Tuesday, December 11, 2012

Ex-Bungie Developers Reveal Morning Star Unreal-powered iOS sci-fi shooter.

Back in February Bungie co-founder and Halo creator Alex Seropian announced that he had formed Industrial Toys, a new studio with Dreamworks R&D manager Brent Pease. The goal? To create "mobile games for core gamers." Then the company went dark. Today, nearly 10 months later, Industrial Toys has finally lifted the lid on Morning Star, its first project.

A first look at Morning Star's 'Dust' antagonists.

Industrial Toys is nothing if not ambitious. Today's announcement describes the game as "a complete re-imagining of the science fiction shooter." Studio President Tim Harris told IGN that the development team built the game around three major pillars: multiplayer & community, controls designed specifically for touch-powered mobile devices and enemy AI & encounter design.

Concept art showing Charlie Campbell, Morning Star's hero.

Industrial Toys has brought on award-winning Sci-Fi author John Scalzi (perhaps best known for Old Man's War) as a story consultant, responsible for the world building behind the Morning Star universe. Marvel/DC comic book artist Mike Choi has been tapped as Lead Concept Artist for the title, responsible for the overall artistic direction of the game.

Morning Star takes place in 2130. The crew of the research vessel Joplin is sent to investigate a mysterious signal coming from within Earth's own solar system. Disaster strikes (as it is wont to do), transporting the Joplin's crew across the galaxy and into an alien conflict.
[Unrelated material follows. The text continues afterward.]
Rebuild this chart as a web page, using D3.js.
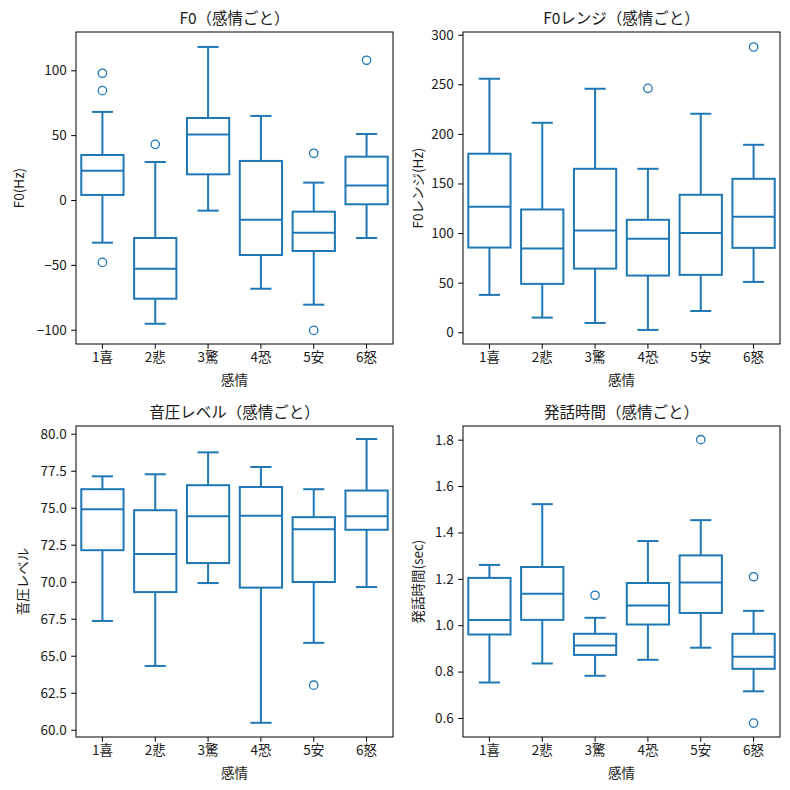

“With Morning Star, we’re looking to change expectations for what kind of experience core gamers get from their mobile devices,” Industrial Toys CEO Alex Seropian said in a statement. “We’re breaking new ground on everything from the visuals to the story to the ongoing support we’ll provide in the way of content, events and player involvement. It’s gonna be nuts.”

Right now actual details on how Morning Star plays remain under wraps. But Harris told IGN that a tremendous amount of R&D and experimentation went into designing touch controls that feel right. "Once we nailed that, it cascaded a sh*t-load of design choices. Everything from enemy behavior to level and encounter design." Additional Morning Star details, including the game's business model, competitive multiplayer are also yet to be revealed.

For now gamers will have to content themselves with the first few screenshots and pieces of content art for the Unreal-powered shooter in IGN's Morning Star image gallery.

IGN will have more on Industrial Toys' debut project in the weeks to come, leading up to the game's 2013 release on iPhone and iPad.